> [Goal]
Exactly the lines from the start of the data below through the line that contains "import * as" are to be copied, with pictures left out.

> [Supplied material]

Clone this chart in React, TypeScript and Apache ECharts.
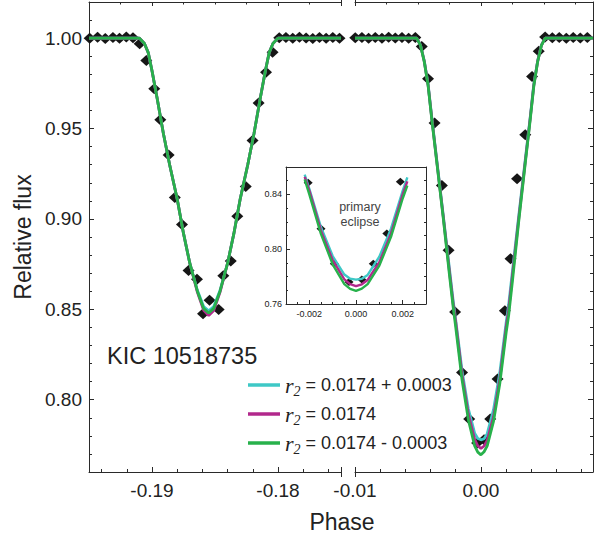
import React, { useEffect, useRef } from "react";
import * as echarts from "echarts";

// ---------- data ----------
// Secondary eclipse observations (phase, relative flux)
const secondaryPhase = [
  -0.19495, -0.19432, -0.19371, -0.1931, -0.19258, -0.19204, -0.19151, -0.19098, -0.19045, -0.18982,
  -0.18934, -0.18868, -0.18819, -0.18762, -0.1871, -0.18643, -0.18595, -0.18543, -0.18471, -0.18434,
  -0.18375, -0.18323, -0.18256, -0.18202, -0.18154, -0.18095, -0.18043, -0.1799, -0.17937, -0.17883,
  -0.1783, -0.17777, -0.17724, -0.17671, -0.17618, -0.17565, -0.17512,
];
const secondaryFlux = [
  1.0, 1.0005, 0.9998, 1.0003, 0.9999, 1.0006, 1.0002, 0.9969, 0.9877, 0.972,
  0.9548, 0.9354, 0.9119, 0.8969, 0.8715, 0.8666, 0.8476, 0.855, 0.8499, 0.8685,
  0.8767, 0.9015, 0.9179, 0.9434, 0.9641, 0.9812, 0.9922, 1.0002, 1.0004, 0.9999,
  1.0005, 1.0001, 0.9998, 1.0004, 1.0, 1.0003, 0.9999,
];

// Primary eclipse observations
const primaryPhase = [
  -0.00998, -0.00945, -0.00892, -0.00839, -0.00786, -0.00733, -0.0068, -0.00627, -0.00574, -0.00521,
  -0.0047, -0.0042, -0.00368, -0.0031, -0.00257, -0.00205, -0.0015, -0.00093, -0.0003, 0.00025,
  0.00074, 0.00132, 0.0019, 0.00235, 0.00287, 0.00352, 0.00406, 0.00459, 0.0051, 0.00567,
  0.00622, 0.00678, 0.00733, 0.00789, 0.00845,
];
const primaryFlux = [
  1.0002, 1.0004, 0.9999, 1.0003, 1.0, 1.0005, 1.0001, 1.0004, 0.9999, 1.0003,
  0.9954, 0.9775, 0.953, 0.9185, 0.8827, 0.8485, 0.815, 0.7893, 0.776, 0.7778,
  0.7893, 0.8115, 0.8492, 0.878, 0.9222, 0.9465, 0.9788, 0.9928, 1.0006, 1.0002,
  1.0004, 0.9999, 1.0003, 1.0001, 1.0004,
];

// Model curves, secondary eclipse
const secModelPhase = [
  -0.195, -0.191, -0.1906, -0.1903, -0.19, -0.1896, -0.1891, -0.1886, -0.188, -0.1875,
  -0.187, -0.1864, -0.1859, -0.1855, -0.1851, -0.1846, -0.184, -0.1835, -0.183, -0.1824,
  -0.1819, -0.1814, -0.181, -0.1807, -0.1804, -0.18, -0.175,
];
const secModelCyan = [
  1.0, 1.0, 0.997, 0.992, 0.982, 0.967, 0.9474, 0.93, 0.911, 0.892,
  0.8755, 0.8605, 0.8515, 0.8492, 0.8515, 0.8605, 0.8755, 0.892, 0.911, 0.93,
  0.9474, 0.967, 0.982, 0.992, 0.997, 1.0, 1.0,
];
const secModelMagenta = [
  1.0, 1.0, 0.997, 0.992, 0.982, 0.967, 0.9474, 0.93, 0.911, 0.892,
  0.8755, 0.8595, 0.8495, 0.8466, 0.8493, 0.8595, 0.8755, 0.892, 0.911, 0.93,
  0.9474, 0.967, 0.982, 0.992, 0.997, 1.0, 1.0,
];
const secModelGreen = [
  1.0, 1.0, 0.997, 0.992, 0.982, 0.967, 0.9474, 0.93, 0.911, 0.892,
  0.8755, 0.86, 0.8505, 0.848, 0.8505, 0.86, 0.8755, 0.892, 0.911, 0.93,
  0.9474, 0.967, 0.982, 0.992, 0.997, 1.0, 1.0,
];

// Model curves, primary eclipse
const priModelPhase = [
  -0.01, -0.0051, -0.0048, -0.0045, -0.0042, -0.0039, -0.0035, -0.003, -0.0025, -0.0022,
  -0.002, -0.0015, -0.001, -0.0005, -0.00025, 0, 0.00025, 0.0005, 0.001, 0.0015,
  0.002, 0.0022, 0.0025, 0.003, 0.0035, 0.0039, 0.0042, 0.0045, 0.0048, 0.0051, 0.0089,
];
const priModelCyan = [
  1.0, 1.0, 0.9962, 0.9875, 0.9748, 0.956, 0.9322, 0.9025, 0.8725, 0.8545,
  0.844, 0.816, 0.795, 0.7815, 0.7785, 0.7778, 0.7784, 0.7812, 0.7945, 0.815,
  0.8425, 0.8525, 0.871, 0.9015, 0.9315, 0.9555, 0.9745, 0.9873, 0.9961, 1.0, 1.0,
];
const priModelMagenta = [
  1.0, 1.0, 0.9961, 0.9872, 0.9744, 0.9555, 0.9316, 0.9018, 0.8708, 0.8528,
  0.8428, 0.8135, 0.792, 0.778, 0.7745, 0.773, 0.7744, 0.7775, 0.7905, 0.8115,
  0.84, 0.8495, 0.8685, 0.9, 0.9305, 0.9548, 0.974, 0.987, 0.996, 1.0, 1.0,
];
const priModelGreen = [
  1.0, 1.0, 0.996, 0.987, 0.974, 0.955, 0.931, 0.901, 0.869, 0.851,
  0.84, 0.811, 0.789, 0.7745, 0.771, 0.7695, 0.7712, 0.7745, 0.788, 0.809,
  0.837, 0.8465, 0.8655, 0.8985, 0.9295, 0.954, 0.9735, 0.9868, 0.9958, 1.0, 1.0,
];

const modelNames = ["r2 = 0.0174 + 0.0003", "r2 = 0.0174", "r2 = 0.0174 - 0.0003"];
const modelColors = ["#3ec8c6", "#b2288c", "#27b14b"];

// Tick values
const leftMajorX = [-0.19, -0.18];
const leftBottomMinorX = [-0.194, -0.192, -0.19, -0.188, -0.186, -0.184, -0.182, -0.18, -0.178, -0.176];
const leftTopMinorX = [-0.1925, -0.1875, -0.185, -0.1825, -0.1775];
const rightMajorX = [-0.01, 0];
const rightBottomMinorX = [-0.008, -0.006, -0.004, -0.002, 0, 0.002, 0.004, 0.006, 0.008];
const rightTopMinorX = [-0.0075, -0.005, -0.0025, 0.0025, 0.005, 0.0075];
const mainMajorY = [0.8, 0.85, 0.9, 0.95, 1.0];
const mainMinorY = [
  0.77, 0.78, 0.79, 0.8, 0.81, 0.82, 0.83, 0.84, 0.85, 0.86, 0.87, 0.88, 0.89,
  0.9, 0.91, 0.92, 0.93, 0.94, 0.95, 0.96, 0.97, 0.98, 0.99, 1.0, 1.01,
];
const insetMajorX = [-0.002, 0, 0.002];
const insetMinorX = [-0.0025, -0.0015, -0.001, -0.0005, 0.0005, 0.001, 0.0015, 0.0025];
const insetMajorY = [0.76, 0.8, 0.84];
const insetMinorY = [0.77, 0.78, 0.79, 0.81, 0.82, 0.83, 0.85];
const insetRightY = [0.77, 0.78, 0.79, 0.8, 0.81, 0.82, 0.83, 0.84, 0.85];

// ---------- helpers ----------
const FONT = "'Liberation Sans', Arial, sans-serif";
const SERIF = "'Liberation Serif', 'Times New Roman', serif";
const AX = "#2a2a2a";
const TXT = "#222";

const zip = (xs: number[], ys: number[]) => xs.map((x, i) => [x, ys[i]]);

type AxOpt = {
  line?: boolean;
  ticks?: number[];
  len?: number;
  inside?: boolean;
  labels?: number[] | null;
  fmt?: (v: number) => string;
  fontSize?: number;
  margin?: number;
  extra?: any;
};

function mkAxis(gridIndex: number, position: string, min: number, max: number, o: AxOpt) {
  const ticks = o.ticks || [];
  return {
    type: "value",
    gridIndex,
    position,
    min,
    max,
    axisLine: { show: !!o.line, onZero: false, lineStyle: { color: AX, width: 1 } },
    axisTick: {
      show: ticks.length > 0,
      inside: o.inside !== false,
      length: o.len ?? 3,
      customValues: ticks,
      lineStyle: { color: AX, width: 1 },
    },
    axisLabel: o.labels
      ? {
          show: true,
          customValues: o.labels,
          formatter: o.fmt,
          fontSize: o.fontSize ?? 19,
          color: TXT,
          margin: o.margin ?? 8,
          fontFamily: FONT,
        }
      : { show: false },
    splitLine: { show: false },
    minorTick: { show: false },
    ...(o.extra || {}),
  };
}

const f2 = (v: number) => (Math.abs(v) < 1e-9 ? "0.00" : v.toFixed(2));
const f3 = (v: number) => (Math.abs(v) < 1e-9 ? "0.000" : v.toFixed(3));

const L = [-0.195, -0.175];
const R = [-0.01, 0.0089];
const IX = [-0.003, 0.003];
const Y = [0.76, 1.02];
const IY = [0.76, 0.86];

const xAxes = [
  // grid 0 (left panel)
  mkAxis(0, "bottom", L[0], L[1], { line: true, ticks: [...leftMajorX, L[1]], len: 5, labels: leftMajorX, fmt: f2, margin: 9 }), // 0
  mkAxis(0, "bottom", L[0], L[1], { ticks: leftBottomMinorX, len: 3 }), // 1
  mkAxis(0, "bottom", L[0], L[1], { ticks: [L[1]], len: 5, inside: false }), // 2
  mkAxis(0, "top", L[0], L[1], { line: true, ticks: [...leftMajorX, L[1]], len: 4 }), // 3
  mkAxis(0, "top", L[0], L[1], { ticks: leftTopMinorX, len: 2.5 }), // 4
  mkAxis(0, "top", L[0], L[1], { ticks: [L[1]], len: 3, inside: false }), // 5
  // grid 1 (right panel)
  mkAxis(1, "bottom", R[0], R[1], { line: true, ticks: rightMajorX, len: 5, labels: rightMajorX, fmt: f2, margin: 9 }), // 6
  mkAxis(1, "bottom", R[0], R[1], { ticks: rightBottomMinorX, len: 3 }), // 7
  mkAxis(1, "bottom", R[0], R[1], { ticks: [R[0]], len: 5, inside: false }), // 8
  mkAxis(1, "top", R[0], R[1], { line: true, ticks: rightMajorX, len: 4 }), // 9
  mkAxis(1, "top", R[0], R[1], { ticks: rightTopMinorX, len: 2.5 }), // 10
  mkAxis(1, "top", R[0], R[1], { ticks: [R[0]], len: 3, inside: false }), // 11
  // grid 2 (inset)
  mkAxis(2, "bottom", IX[0], IX[1], { line: true, ticks: insetMajorX, len: 4, labels: insetMajorX, fmt: f3, fontSize: 9, margin: 5 }), // 12
  mkAxis(2, "bottom", IX[0], IX[1], { ticks: insetMinorX, len: 2 }), // 13
  mkAxis(2, "top", IX[0], IX[1], { line: true }), // 14
];

const yAxes = [
  mkAxis(0, "left", Y[0], Y[1], {
    line: true,
    ticks: mainMajorY,
    len: 5,
    labels: mainMajorY,
    fmt: f2,
    margin: 7,
    extra: {
      name: "Relative flux",
      nameLocation: "middle",
      nameGap: 55,
      nameTextStyle: { fontSize: 23, color: TXT, fontFamily: FONT },
    },
  }), // 0
  mkAxis(0, "left", Y[0], Y[1], { ticks: mainMinorY, len: 3 }), // 1
  mkAxis(1, "right", Y[0], Y[1], { line: true, ticks: mainMajorY, len: 5 }), // 2
  mkAxis(1, "right", Y[0], Y[1], { ticks: mainMinorY, len: 3 }), // 3
  mkAxis(2, "left", IY[0], IY[1], { line: true, ticks: insetMajorY, len: 4, labels: insetMajorY, fmt: f2, fontSize: 9, margin: 4 }), // 4
  mkAxis(2, "left", IY[0], IY[1], { ticks: insetMinorY, len: 2 }), // 5
  mkAxis(2, "right", IY[0], IY[1], { line: true, ticks: insetRightY, len: 2 }), // 6
];

const scatter = (xi: number, yi: number, data: number[][], size: number[]) => ({
  type: "scatter",
  xAxisIndex: xi,
  yAxisIndex: yi,
  data,
  symbol: "diamond",
  symbolSize: size,
  itemStyle: { color: "#161616", opacity: 1 },
  clip: true,
  z: 2,
  silent: true,
});

const line = (xi: number, yi: number, k: number, data: number[][], width: number) => ({
  type: "line",
  name: modelNames[k],
  xAxisIndex: xi,
  yAxisIndex: yi,
  data,
  symbol: "none",
  showSymbol: false,
  clip: true,
  lineStyle: { color: modelColors[k], width },
  itemStyle: { color: modelColors[k] },
  z: 3 + k,
  silent: true,
});

const secPoints = zip(secondaryPhase, secondaryFlux);
const priPoints = zip(primaryPhase, primaryFlux);
const secModels = [secModelCyan, secModelMagenta, secModelGreen].map((m) => zip(secModelPhase, m));
const priModels = [priModelCyan, priModelMagenta, priModelGreen].map((m) => zip(priModelPhase, m));
const insetModels = priModels.map((m) => m.filter((p) => Math.abs(p[0]) <= 0.00221));
const insetPoints = priPoints.filter((p) => Math.abs(p[0]) < 0.003);

const series: any[] = [
  scatter(0, 0, secPoints, [12, 11]),
  scatter(6, 2, priPoints, [12, 11]),
  scatter(12, 4, insetPoints, [9, 8]),
];
[0, 1, 2].forEach((k) => {
  series.push(line(0, 0, k, secModels[k], 2.8));
  series.push(line(6, 2, k, priModels[k], 2.8));
  series.push(line(12, 4, k, insetModels[k], 2.4));
});

const option: any = {
  animation: false,
  backgroundColor: "#fff",
  textStyle: { fontFamily: FONT },
  grid: [
    { left: 89, top: 2, width: 252, height: 470, outerBoundsMode: "none" },
    { left: 355, top: 2, width: 238, height: 470, outerBoundsMode: "none" },
    {
      left: 286,
      top: 167,
      width: 140,
      height: 137,
      show: true,
      backgroundColor: "#fff",
      borderWidth: 0,
      outerBoundsMode: "none",
    },
  ],
  xAxis: xAxes,
  yAxis: yAxes,
  legend: {
    orient: "vertical",
    left: 243,
    top: 369,
    icon: "rect",
    itemWidth: 32,
    itemHeight: 3.5,
    itemGap: 5,
    selectedMode: false,
    data: modelNames,
    formatter: (name: string) => "{r|r}{s|2}{t|" + name.slice(2) + "}",
    textStyle: {
      color: TXT,
      rich: {
        r: { fontFamily: SERIF, fontStyle: "italic", fontSize: 22, color: TXT },
        s: { fontFamily: SERIF, fontStyle: "italic", fontSize: 14, color: TXT, padding: [12, 0, 0, 0] },
        t: { fontFamily: FONT, fontSize: 18, color: TXT },
      },
    },
  },
  graphic: [
    {
      type: "text",
      x: 107,
      y: 356,
      style: { text: "KIC 10518735", fontSize: 23.5, fontFamily: FONT, fill: TXT, verticalAlign: "middle" },
    },
    {
      type: "text",
      x: 342,
      y: 522,
      style: { text: "Phase", fontSize: 23, fontFamily: FONT, fill: TXT, align: "center", verticalAlign: "middle" },
    },
    {
      type: "text",
      x: 360,
      y: 214,
      z: 10,
      style: {
        text: "primary\neclipse",
        fontSize: 12.5,
        lineHeight: 15,
        fontFamily: FONT,
        fill: "#444",
        align: "center",
        verticalAlign: "middle",
      },
    },
  ],
  series,
};

export default function App() {
  const ref = useRef<HTMLDivElement>(null);
  useEffect(() => {
    if (!ref.current) return;
    const chart = echarts.init(ref.current, null, { renderer: "svg" });
    chart.setOption(option);
    return () => chart.dispose();
  }, []);
  return (
    <div
      ref={ref}
      style={{ position: "absolute", left: 0, top: 0, width: 597, height: 540, background: "#fff" }}
    />
  );
}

> [Written answer]
Clone this chart in React, TypeScript and Apache ECharts.
import React, { useEffect, useRef } from "react";
import * as echarts from "echarts";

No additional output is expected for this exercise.